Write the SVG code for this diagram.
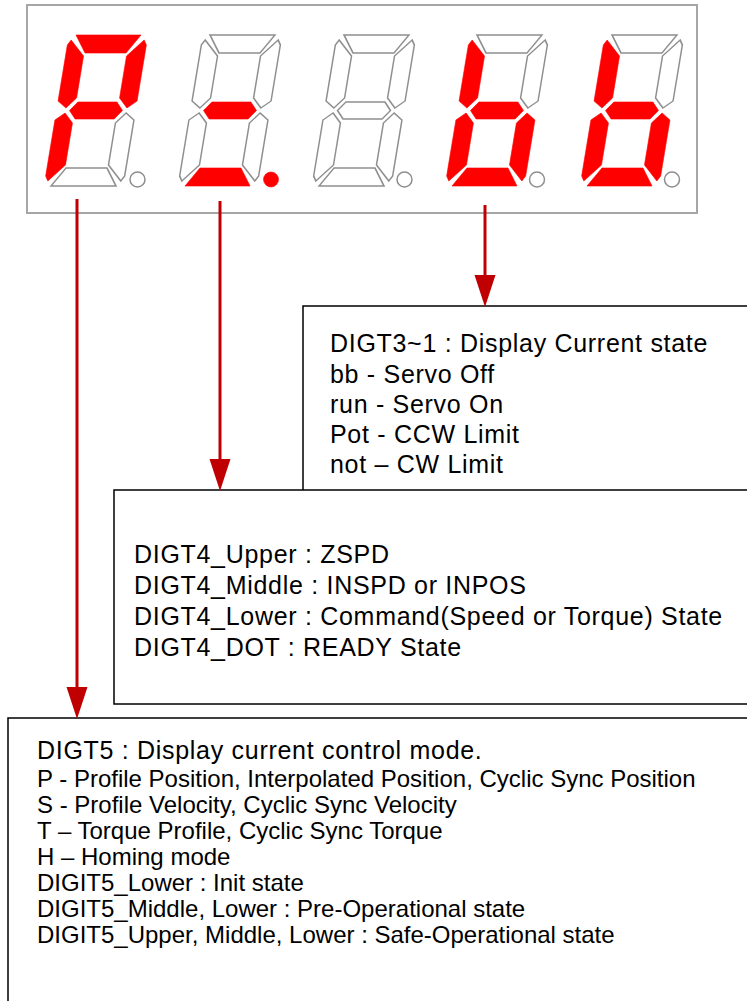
<svg xmlns="http://www.w3.org/2000/svg" width="747" height="1001" viewBox="0 0 747 1001">
<style>
.on{fill:#ff0000;stroke:#ff0000;stroke-width:0.6}
.off{fill:#ffffff;stroke:#8f8f8f;stroke-width:1.5}
.box{fill:#ffffff;stroke:#000000;stroke-width:1.5}
.conn{stroke:#c00000;stroke-width:3;fill:none}
.t1{font-family:"Liberation Sans",Arial,sans-serif;font-size:25px;letter-spacing:0.7px;fill:#000}
.t2{font-family:"Liberation Sans",Arial,sans-serif;font-size:24px;fill:#000}
</style>
<defs>
<polygon id="sa" points="16,0 81,0 69,18 28,18"/>
<polygon id="sb" points="88,10 85,5 70,21 70,63 79,73 88,66"/>
<polygon id="sc" points="88,141 85,146 70,130 70,88 79,78 88,85"/>
<polygon id="sd" points="16,151 81,151 69,133 28,133"/>
<polygon id="se" points="9,141 12,146 27,130 27,88 18,78 9,85"/>
<polygon id="sf" points="9,10 12,5 27,21 27,63 18,73 9,66"/>
<polygon id="sg" points="22,75.5 29,67 68,67 75,75.5 68,84 29,84"/>
<marker id="ah" markerUnits="userSpaceOnUse" markerWidth="32" markerHeight="22" refX="1" refY="10.5" orient="auto" viewBox="0 0 32 21">
<path d="M0,0 L32,10.5 L0,21 z" fill="#c00000"/>
</marker>
</defs>
<g id="panel">
<rect x="27" y="5" width="670" height="208" fill="#ffffff" stroke="#a6a6a6" stroke-width="2"/>
</g>
<g id="digit5">
<g transform="translate(60,35) skewX(-9.4)">
<use href="#sa" class="on"/><use href="#sb" class="on"/><use href="#sc" class="off"/><use href="#sd" class="off"/><use href="#se" class="on"/><use href="#sf" class="on"/><use href="#sg" class="on"/>
</g>
<circle cx="137.5" cy="179.5" r="7.5" class="off"/>
</g>
<g id="digit4">
<g transform="translate(194,35) skewX(-9.4)">
<use href="#sa" class="off"/><use href="#sb" class="off"/><use href="#sc" class="off"/><use href="#sd" class="on"/><use href="#se" class="off"/><use href="#sf" class="off"/><use href="#sg" class="on"/>
</g>
<circle cx="271" cy="179.5" r="7.5" class="on"/>
</g>
<g id="digit3">
<g transform="translate(328,35) skewX(-9.4)">
<use href="#sa" class="off"/><use href="#sb" class="off"/><use href="#sc" class="off"/><use href="#sd" class="off"/><use href="#se" class="off"/><use href="#sf" class="off"/><use href="#sg" class="off"/>
</g>
<circle cx="404.5" cy="179.5" r="7.5" class="off"/>
</g>
<g id="digit2">
<g transform="translate(461,35) skewX(-9.4)">
<use href="#sa" class="off"/><use href="#sb" class="off"/><use href="#sc" class="on"/><use href="#sd" class="on"/><use href="#se" class="on"/><use href="#sf" class="on"/><use href="#sg" class="on"/>
</g>
<circle cx="537" cy="179.5" r="7.5" class="off"/>
</g>
<g id="digit1">
<g transform="translate(596,35) skewX(-9.4)">
<use href="#sa" class="off"/><use href="#sb" class="off"/><use href="#sc" class="on"/><use href="#sd" class="on"/><use href="#se" class="on"/><use href="#sf" class="on"/><use href="#sg" class="on"/>
</g>
<circle cx="672" cy="179.5" r="7.5" class="off"/>
</g>
<g id="box-digit3-1">
<rect x="303" y="306" width="470" height="201" class="box"/>
<text class="t1" x="330" y="352">DIGT3~1 : Display Current state</text>
<text class="t1" x="330" y="383">bb - Servo Off</text>
<text class="t1" x="330" y="413">run - Servo On</text>
<text class="t1" x="330" y="443">Pot - CCW Limit</text>
<text class="t1" x="330" y="473">not – CW Limit</text>
</g>
<g id="box-digit4">
<rect x="114" y="490" width="660" height="214" class="box"/>
<text class="t1" x="134" y="562.5">DIGT4_Upper : ZSPD</text>
<text class="t1" x="134" y="593.5">DIGT4_Middle : INSPD or INPOS</text>
<text class="t1" x="134" y="624.5">DIGT4_Lower : Command(Speed or Torque) State</text>
<text class="t1" x="134" y="655.5">DIGT4_DOT : READY State</text>
</g>
<g id="box-digit5">
<rect x="8" y="718" width="770" height="300" class="box"/>
<text class="t1" x="37" y="759">DIGT5 : Display current control mode.</text>
<text class="t2" x="37" y="787">P - Profile Position, Interpolated Position, Cyclic Sync Position</text>
<text class="t2" x="37" y="813">S - Profile Velocity, Cyclic Sync Velocity</text>
<text class="t2" x="37" y="839">T – Torque Profile, Cyclic Sync Torque</text>
<text class="t2" x="37" y="865">H – Homing mode</text>
<text class="t2" x="37" y="891">DIGIT5_Lower : Init state</text>
<text class="t2" x="37" y="917">DIGIT5_Middle, Lower : Pre-Operational state</text>
<text class="t2" x="37" y="943">DIGIT5_Upper, Middle, Lower : Safe-Operational state</text>
</g>
<g id="connectors">
<line x1="77" y1="199" x2="77" y2="688" class="conn" marker-end="url(#ah)"/>
<line x1="220" y1="201" x2="220" y2="460" class="conn" marker-end="url(#ah)"/>
<line x1="485" y1="205" x2="485" y2="276" class="conn" marker-end="url(#ah)"/>
</g>
</svg>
....
--- INSTRUCTION ---
Each line of the data should be quoted exactly, with pictures left out.

--- RESULT OF THIS EXERCISE ---
Write the SVG code for this diagram.
<svg xmlns="http://www.w3.org/2000/svg" width="747" height="1001" viewBox="0 0 747 1001">
<style>
.on{fill:#ff0000;stroke:#ff0000;stroke-width:0.6}
.off{fill:#ffffff;stroke:#8f8f8f;stroke-width:1.5}
.box{fill:#ffffff;stroke:#000000;stroke-width:1.5}
.conn{stroke:#c00000;stroke-width:3;fill:none}
.t1{font-family:"Liberation Sans",Arial,sans-serif;font-size:25px;letter-spacing:0.7px;fill:#000}
.t2{font-family:"Liberation Sans",Arial,sans-serif;font-size:24px;fill:#000}
</style>
<defs>
<polygon id="sa" points="16,0 81,0 69,18 28,18"/>
<polygon id="sb" points="88,10 85,5 70,21 70,63 79,73 88,66"/>
<polygon id="sc" points="88,141 85,146 70,130 70,88 79,78 88,85"/>
<polygon id="sd" points="16,151 81,151 69,133 28,133"/>
<polygon id="se" points="9,141 12,146 27,130 27,88 18,78 9,85"/>
<polygon id="sf" points="9,10 12,5 27,21 27,63 18,73 9,66"/>
<polygon id="sg" points="22,75.5 29,67 68,67 75,75.5 68,84 29,84"/>
<marker id="ah" markerUnits="userSpaceOnUse" markerWidth="32" markerHeight="22" refX="1" refY="10.5" orient="auto" viewBox="0 0 32 21">
<path d="M0,0 L32,10.5 L0,21 z" fill="#c00000"/>
</marker>
</defs>
<g id="panel">
<rect x="27" y="5" width="670" height="208" fill="#ffffff" stroke="#a6a6a6" stroke-width="2"/>
</g>
<g id="digit5">
<g transform="translate(60,35) skewX(-9.4)">
<use href="#sa" class="on"/><use href="#sb" class="on"/><use href="#sc" class="off"/><use href="#sd" class="off"/><use href="#se" class="on"/><use href="#sf" class="on"/><use href="#sg" class="on"/>
</g>
<circle cx="137.5" cy="179.5" r="7.5" class="off"/>
</g>
<g id="digit4">
<g transform="translate(194,35) skewX(-9.4)">
<use href="#sa" class="off"/><use href="#sb" class="off"/><use href="#sc" class="off"/><use href="#sd" class="on"/><use href="#se" class="off"/><use href="#sf" class="off"/><use href="#sg" class="on"/>
</g>
<circle cx="271" cy="179.5" r="7.5" class="on"/>
</g>
<g id="digit3">
<g transform="translate(328,35) skewX(-9.4)">
<use href="#sa" class="off"/><use href="#sb" class="off"/><use href="#sc" class="off"/><use href="#sd" class="off"/><use href="#se" class="off"/><use href="#sf" class="off"/><use href="#sg" class="off"/>
</g>
<circle cx="404.5" cy="179.5" r="7.5" class="off"/>
</g>
<g id="digit2">
<g transform="translate(461,35) skewX(-9.4)">
<use href="#sa" class="off"/><use href="#sb" class="off"/><use href="#sc" class="on"/><use href="#sd" class="on"/><use href="#se" class="on"/><use href="#sf" class="on"/><use href="#sg" class="on"/>
</g>
<circle cx="537" cy="179.5" r="7.5" class="off"/>
</g>
<g id="digit1">
<g transform="translate(596,35) skewX(-9.4)">
<use href="#sa" class="off"/><use href="#sb" class="off"/><use href="#sc" class="on"/><use href="#sd" class="on"/><use href="#se" class="on"/><use href="#sf" class="on"/><use href="#sg" class="on"/>
</g>
<circle cx="672" cy="179.5" r="7.5" class="off"/>
</g>
<g id="box-digit3-1">
<rect x="303" y="306" width="470" height="201" class="box"/>
<text class="t1" x="330" y="352">DIGT3~1 : Display Current state</text>
<text class="t1" x="330" y="383">bb - Servo Off</text>
<text class="t1" x="330" y="413">run - Servo On</text>
<text class="t1" x="330" y="443">Pot - CCW Limit</text>
<text class="t1" x="330" y="473">not – CW Limit</text>
</g>
<g id="box-digit4">
<rect x="114" y="490" width="660" height="214" class="box"/>
<text class="t1" x="134" y="562.5">DIGT4_Upper : ZSPD</text>
<text class="t1" x="134" y="593.5">DIGT4_Middle : INSPD or INPOS</text>
<text class="t1" x="134" y="624.5">DIGT4_Lower : Command(Speed or Torque) State</text>
<text class="t1" x="134" y="655.5">DIGT4_DOT : READY State</text>
</g>
<g id="box-digit5">
<rect x="8" y="718" width="770" height="300" class="box"/>
<text class="t1" x="37" y="759">DIGT5 : Display current control mode.</text>
<text class="t2" x="37" y="787">P - Profile Position, Interpolated Position, Cyclic Sync Position</text>
<text class="t2" x="37" y="813">S - Profile Velocity, Cyclic Sync Velocity</text>
<text class="t2" x="37" y="839">T – Torque Profile, Cyclic Sync Torque</text>
<text class="t2" x="37" y="865">H – Homing mode</text>
<text class="t2" x="37" y="891">DIGIT5_Lower : Init state</text>
<text class="t2" x="37" y="917">DIGIT5_Middle, Lower : Pre-Operational state</text>
<text class="t2" x="37" y="943">DIGIT5_Upper, Middle, Lower : Safe-Operational state</text>
</g>
<g id="connectors">
<line x1="77" y1="199" x2="77" y2="688" class="conn" marker-end="url(#ah)"/>
<line x1="220" y1="201" x2="220" y2="460" class="conn" marker-end="url(#ah)"/>
<line x1="485" y1="205" x2="485" y2="276" class="conn" marker-end="url(#ah)"/>
</g>
</svg>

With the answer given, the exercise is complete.